## WHAT THIS TASK INVOLVES
Reproduce the listing below exactly, beginning with its first line and ending with the line that holds "(0,0) rectangle (1271,878);"; pictures are not part of the copy.

## GIVEN MATERIAL
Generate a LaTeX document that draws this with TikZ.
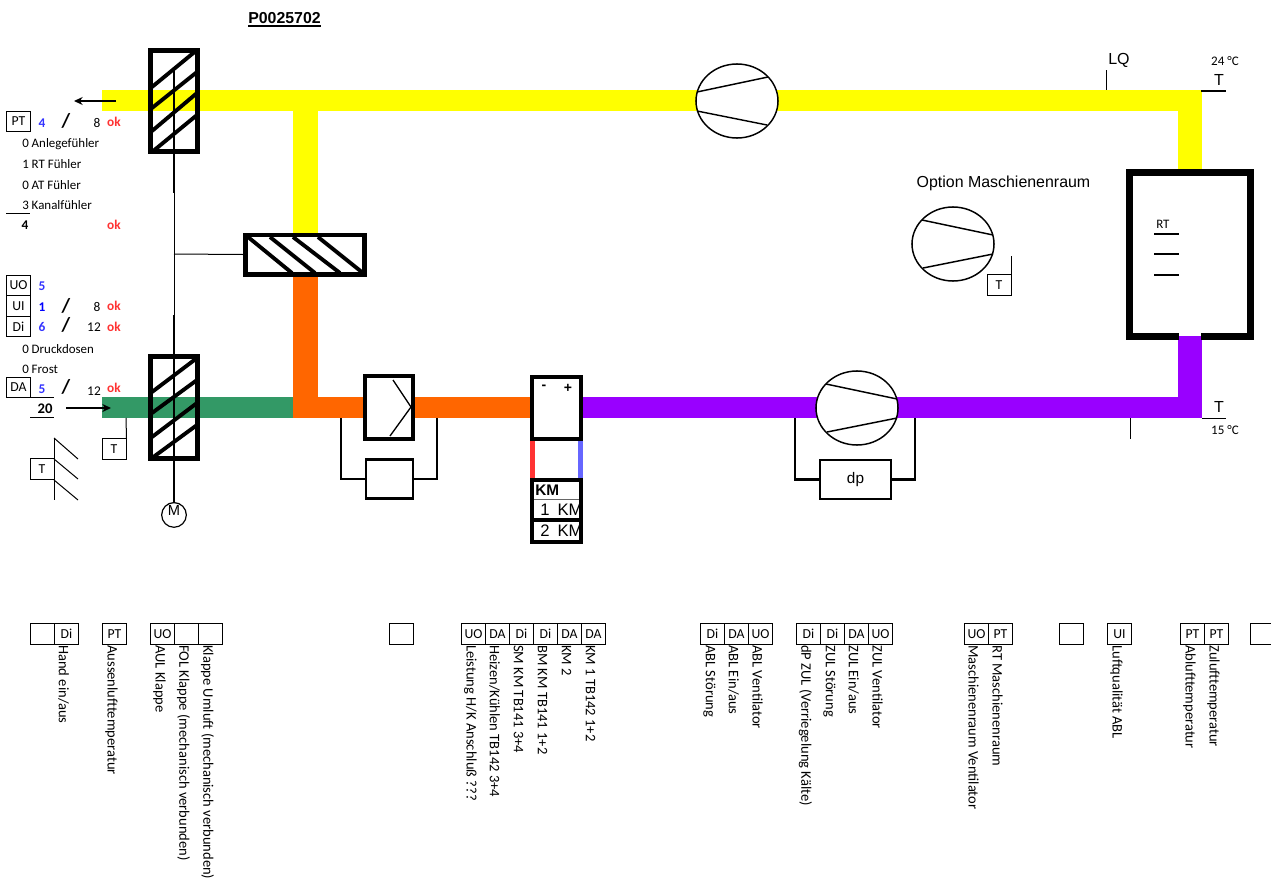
\documentclass[tikz,border=0pt]{standalone}
\usepackage{fontspec}
\setmainfont{Carlito}
\newfontfamily\arialfont{Liberation Sans}
\usepackage{xcolor}
\usetikzlibrary{arrows.meta, positioning, calc}
\definecolor{ductyellow}{HTML}{FFFF00}
\definecolor{ductorange}{HTML}{FF6600}
\definecolor{ductgreen}{HTML}{339966}
\definecolor{ductpurple}{HTML}{9900FF}
\definecolor{okred}{HTML}{FF3333}
\definecolor{numblue}{HTML}{3333FF}
\definecolor{coilblue}{HTML}{6666FF}
\tikzset{
  heavy/.style={draw=black, line width=3.4pt},
  medium/.style={draw=black, line width=1.9pt},
  thin line/.style={draw=black, line width=0.75pt},
  damperbox/.style={heavy, fill=none, inner sep=0pt},
  tagbox/.style={draw=black, line width=0.75pt, minimum width=18pt, minimum height=15.4pt, inner sep=0pt, font=\fontsize{10.3}{10.3}\selectfont, fill=white},
  cellbox/.style={tagbox, anchor=north west},
  celltext/.style={rotate=-90, anchor=west, inner sep=0pt, font=\fontsize{10.9}{10.9}\selectfont},
  lefttext/.style={anchor=west, inner sep=0pt, font=\fontsize{9.7}{9.7}\selectfont},
  count/.style={inner sep=0pt, text=numblue, font=\bfseries\fontsize{10}{10}\selectfont},
  okmark/.style={inner sep=0pt, text=okred, font=\bfseries\fontsize{10}{10}\selectfont},
  slash/.style={inner sep=0pt, font=\bfseries\fontsize{15}{15}\selectfont},
  armark/.style={inner sep=0pt, font=\arialfont\fontsize{12}{12}\selectfont},
  flow/.style={line width=1.6pt, -{Stealth[length=6.5pt,width=6pt]}},
  fansym/.pic={
    \draw[line width=1.1pt, fill=white] (0,0) ellipse[x radius=30.75pt, y radius=27.75pt];
    \draw[line width=1.1pt] (-31,-24) -- (40,-9);
    \draw[line width=1.1pt] (-30,24) -- (40,10);
    \foreach \dx/\dy in {0/-37, 0/37, -41/0, 41/0} {
        \fill (\dx,\dy) circle[radius=0.7pt];
    }
  }
}
\begin{document}
\begin{tikzpicture}[x=0.75pt, y=-0.75pt]
    \useasboundingbox (0,0) rectangle (1271,878);

    % ducts
    \fill[ductyellow] (102,90) rectangle (1202,111);
    \fill[ductyellow] (1178,90) rectangle (1202,172);
    \fill[ductyellow] (293,111) rectangle (318,236);
    \fill[ductorange] (293,272) rectangle (318,418);
    \fill[ductorange] (293,397) rectangle (534,418);
    \fill[ductgreen] (102,397) rectangle (293,418);
    \fill[ductpurple] (580,397) rectangle (1202,418);
    \fill[ductpurple] (1178,336) rectangle (1202,418);

    \node[armark, font=\arialfont\bfseries\fontsize{11.9}{11.9}\selectfont] (title) at (284.5,18.5) {P0025702};
    \draw[line width=1pt] (title.south west) ++(0,1.5) coordinate (ulA) -- (ulA -| title.south east);

    % dampers
    \node[damperbox, minimum width=35.6pt, minimum height=76.1pt] (topdamper) at (174,101) {};
    \node[damperbox, minimum width=35.6pt, minimum height=76.6pt] (botdamper) at (174,407.5) {};
    \node[damperbox, minimum width=89.6pt, minimum height=29.6pt] (middamper) at (305,254.5) {};
    \foreach \ya/\yb in {87/50, 108/72, 131/93, 152/115} {
        \draw[medium, line width=2.9pt] (152,\ya) -- (197,\yb);
    }
    \foreach \ya/\yb in {392/358, 413/380, 437/403, 458/425} {
        \draw[medium, line width=2.9pt] (152,\ya) -- (197,\yb);
    }
    \foreach \xa/\xb in {248/292, 270/315, 293/340, 318/363} {
        \draw[medium, line width=2.9pt] (\xa,237) -- (\xb,273);
    }
    \coordinate (shaftA) at (174,70);
    \coordinate (shaftB) at (174,193);
    \coordinate (shaftC) at (174,315);
    \coordinate (shaftD) at (174,502);
    \node[draw, circle, line width=0.9pt, minimum width=18.5pt, inner sep=0pt, anchor=north] (motor) at (shaftD) {};
    \node[armark, font=\arialfont\fontsize{11}{11}\selectfont] (motorlabel) at (174,510) {M};
    \draw[line width=1.1pt] (shaftA) -- (topdamper.south);
    \draw[line width=1.8pt] (topdamper.south) -- (shaftB);
    \draw[thin line] (shaftB) -- (shaftC);
    \draw[line width=1.8pt] (shaftC) -- (botdamper.north);
    \draw[line width=1.1pt] (botdamper.north) -- (botdamper.south);
    \draw[line width=1.8pt] (botdamper.south) -- (motor.north);
    \draw[thin line] (174,254) -- (middamper.west);

    % filter and heater
    \node[heavy, line width=3pt, fill=white, minimum width=36pt, minimum height=47pt, inner sep=0pt] (flap) at (389,407.5) {};
    \draw[line width=1pt] (393,380) -- (411,407) -- (390,436);
    \node[medium, fill=white, minimum width=35pt, minimum height=29.5pt, inner sep=0pt] (bypass) at (389.5,479) {};
    \draw[medium] (341,418) |- (bypass.west);
    \draw[medium] (437,418) |- (bypass.east);

    % coil
    \fill[okred] (530,438) rectangle (535,480);
    \fill[coilblue] (578,438) rectangle (583,480);
    \node[heavy, line width=3pt, fill=white, minimum width=36.5pt, minimum height=46.5pt, inner sep=0pt] (coil) at (556.5,407.5) {};
    \node[font=\bfseries\arialfont\fontsize{10.5}{10.5}\selectfont, inner sep=0pt] (minus) at (544,387) {-};
    \node[font=\bfseries\arialfont\fontsize{10.5}{10.5}\selectfont, inner sep=0pt] (plus) at (568,388) {+};
    \begin{scope}
      \clip (534,480) rectangle (578.5,543);
      \node[armark, font=\arialfont\bfseries\fontsize{11.5}{11.5}\selectfont, anchor=west] (kmhead) at (535,490) {KM};
      \node[armark, font=\arialfont\fontsize{12.5}{12.5}\selectfont, anchor=west] (kmone) at (540,510) {1\hspace{6pt}KM};
      \node[armark, font=\arialfont\fontsize{12.5}{12.5}\selectfont, anchor=west] (kmtwo) at (540,531) {2\hspace{6pt}KM};
    \end{scope}
    \draw[line width=0.6pt, black!60] (534,499.5) -- (579,499.5);
    \draw[medium, line width=2.4pt] (532,520) -- (581,520);
    \node[heavy, line width=3pt, minimum width=36.5pt, minimum height=46.5pt, inner sep=0pt] (kmbox) at (556.5,511) {};

    % fans
    \pic[xscale=-1] at (737,101) {fansym};
    \pic at (857,408) {fansym};
    \pic at (953,244) {fansym};
    \node[medium, fill=white, minimum width=53pt, minimum height=29pt, inner sep=0pt] (dpbox) at (855.5,479.5) {\arialfont\fontsize{11.5}{11.5}\selectfont dp};
    \draw[medium] (795,418) |- (dpbox.west);
    \draw[medium] (915,418) |- (dpbox.east);
    \node[armark, font=\arialfont\fontsize{11.95}{11.95}\selectfont] (option) at (1003.5,183) {Option Maschienenraum};
    \node[tagbox] (optT) at (999,285) {T};
    \draw[thin line] (optT.south east) -- ++(0,-40);

    % room
    \coordinate (gapL) at (1179,336.5);
    \coordinate (gapR) at (1201,336.5);
    \draw[line width=5.2pt, miter limit=10] (gapL) -- (1129.5,336.5) -- (1129.5,172.5) -- (1250.5,172.5) -- (1250.5,336.5) -- (gapR);
    \node[lefttext] (rtlabel) at (1156,224) {RT};
    \foreach \yy in {234,254,275} {
        \draw[line width=1.6pt] (1154,\yy) -- (1179,\yy);
    }

    % sensors
    \node[armark] (lqlabel) at (1119,60) {LQ};
    \draw[thin line] (1106,70) -- (1106,90);
    \node[lefttext, font=\fontsize{9.8}{9.8}\selectfont, anchor=center] (temphigh) at (1225,61) {24 °C};
    \node[armark] (thigh) at (1219,80) {T};
    \draw[line width=1.5pt] (1201,91) -- (1226,91);
    \node[armark] (tlow) at (1219,407) {T};
    \draw[thin line] (1202,418) -- (1226,418);
    \node[lefttext, font=\fontsize{9.8}{9.8}\selectfont, anchor=center] (templow) at (1225,430) {15 °C};
    \draw[thin line] (1130,418) -- (1130,439);

    % outside air
    \draw[flow] (116,101) -- (74,101);
    \draw[flow] (66,408) -- (111,408);
    \node[tagbox] (outT) at (114,449) {T};
    \draw[thin line] (outT.north east) -- (126,418);
    \node[tagbox] (wallT) at (42,469) {T};
    \draw[thin line] (54,438) -- (54,500);
    \draw[thin line] (54,438) -- (78,459);
    \draw[thin line] (54,459) -- (78,479);
    \draw[thin line] (54,480) -- (78,500);

    % counts
    \node[tagbox] (ptbox) at (18.5,121.5) {PT};
    \node[count] (ptn) at (42,123) {4};
    \node[slash] (pts) at (66,121) {/};
    \node[inner sep=0pt, font=\fontsize{10}{10}\selectfont] (ptm) at (97,123) {8};
    \node[okmark] (ptok) at (114,122) {ok};
    \node[lefttext] (ta) at (22,144) {0 Anlegefühler};
    \node[lefttext] (tb) at (22,164) {1 RT Fühler};
    \node[lefttext] (tc) at (22,185) {0 AT Fühler};
    \node[lefttext] (td) at (22,205) {3 Kanalfühler};
    \draw[thin line] (6,213) -- (30,213);
    \node[count, text=black] (pttotal) at (25,225) {4};
    \node[okmark] (totalok) at (114,225) {ok};

    \node[tagbox] (uobox) at (18.5,285.5) {UO};
    \node[tagbox] (uibox) at (18.5,306) {UI};
    \node[tagbox] (dibox) at (18.5,326.5) {Di};
    \node[count] (uon) at (42,286) {5};
    \node[count, text=blue] (uin) at (42,307) {1};
    \node[slash] (uis) at (66,306) {/};
    \node[inner sep=0pt, font=\fontsize{10}{10}\selectfont] (uim) at (97,307) {8};
    \node[okmark] (uiok) at (114,306) {ok};
    \node[count] (din) at (42,327) {6};
    \node[slash] (dis) at (66,325) {/};
    \node[inner sep=0pt, font=\fontsize{10}{10}\selectfont] (dim) at (94,327) {12};
    \node[okmark] (diok) at (114,327) {ok};
    \node[lefttext] (te) at (22,349) {0 Druckdosen};
    \node[lefttext] (tf) at (22,369) {0 Frost};
    \node[tagbox] (dabox) at (18.5,387.5) {DA};
    \node[count] (dan) at (42,389) {5};
    \node[slash] (das) at (66,387) {/};
    \node[inner sep=0pt, font=\fontsize{10}{10}\selectfont] (dam) at (94,391) {12};
    \node[okmark] (daok) at (114,388) {ok};
    \draw[thin line] (30,397.5) -- (54,397.5);
    \node[count, text=black, font=\bfseries\fontsize{11}{11}\selectfont] (grandtotal) at (45,409) {20};
    \draw[thin line, double, double distance=0.6pt] (30,418) -- (54,418);

    % terminal strip
    \foreach \xx/\tp/\txt [count=\i] in {
        30//{}, 54/Di/{Hand ein/aus}, 102/PT/{Aussenlufttemperatur},
        150/UO/{AUL Klappe}, 174//{FOL Klappe (mechanisch verbunden)},
        198//{Klappe Umluft (mechanisch verbunden)}, 389//{},
        461/UO/{Leistung H/K Anschluß ???}, 485/DA/{Heizen/Kühlen TB142 3+4},
        509/Di/{SM KM TB141 3+4}, 533/Di/{BM KM TB141 1+2}, 557/DA/{KM 2},
        581/DA/{KM 1 TB142 1+2}, 700/Di/{ABL Störung}, 724/DA/{ABL Ein/aus},
        748/UO/{ABL Ventilator}, 796/Di/{dP ZUL (Verriegelung Kälte)},
        820/Di/{ZUL Störung}, 844/DA/{ZUL Ein/aus}, 868/UO/{ZUL Ventilator},
        964/UO/{Maschienenraum Ventilator}, 988/PT/{RT Maschienenraum}, 1059//{},
        1107/UI/{Luftqualität ABL}, 1180/PT/{Ablufttemperatur},
        1204/PT/{Zulufttemperatur}, 1250//{}} {
        \node[cellbox] (cell\i) at (\xx,623) {\tp};
        \node[celltext] (celltxt\i) at ($(\xx,645)+(9.5,0)$) {\txt};
    }
\end{tikzpicture}
\end{document}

## RESULT FOR THIS EXERCISE
Generate a LaTeX document that draws this with TikZ.
\documentclass[tikz,border=0pt]{standalone}
\usepackage{fontspec}
\setmainfont{Carlito}
\newfontfamily\arialfont{Liberation Sans}
\usepackage{xcolor}
\usetikzlibrary{arrows.meta, positioning, calc}
\definecolor{ductyellow}{HTML}{FFFF00}
\definecolor{ductorange}{HTML}{FF6600}
\definecolor{ductgreen}{HTML}{339966}
\definecolor{ductpurple}{HTML}{9900FF}
\definecolor{okred}{HTML}{FF3333}
\definecolor{numblue}{HTML}{3333FF}
\definecolor{coilblue}{HTML}{6666FF}
\tikzset{
  heavy/.style={draw=black, line width=3.4pt},
  medium/.style={draw=black, line width=1.9pt},
  thin line/.style={draw=black, line width=0.75pt},
  damperbox/.style={heavy, fill=none, inner sep=0pt},
  tagbox/.style={draw=black, line width=0.75pt, minimum width=18pt, minimum height=15.4pt, inner sep=0pt, font=\fontsize{10.3}{10.3}\selectfont, fill=white},
  cellbox/.style={tagbox, anchor=north west},
  celltext/.style={rotate=-90, anchor=west, inner sep=0pt, font=\fontsize{10.9}{10.9}\selectfont},
  lefttext/.style={anchor=west, inner sep=0pt, font=\fontsize{9.7}{9.7}\selectfont},
  count/.style={inner sep=0pt, text=numblue, font=\bfseries\fontsize{10}{10}\selectfont},
  okmark/.style={inner sep=0pt, text=okred, font=\bfseries\fontsize{10}{10}\selectfont},
  slash/.style={inner sep=0pt, font=\bfseries\fontsize{15}{15}\selectfont},
  armark/.style={inner sep=0pt, font=\arialfont\fontsize{12}{12}\selectfont},
  flow/.style={line width=1.6pt, -{Stealth[length=6.5pt,width=6pt]}},
  fansym/.pic={
    \draw[line width=1.1pt, fill=white] (0,0) ellipse[x radius=30.75pt, y radius=27.75pt];
    \draw[line width=1.1pt] (-31,-24) -- (40,-9);
    \draw[line width=1.1pt] (-30,24) -- (40,10);
    \foreach \dx/\dy in {0/-37, 0/37, -41/0, 41/0} {
        \fill (\dx,\dy) circle[radius=0.7pt];
    }
  }
}
\begin{document}
\begin{tikzpicture}[x=0.75pt, y=-0.75pt]
    \useasboundingbox (0,0) rectangle (1271,878);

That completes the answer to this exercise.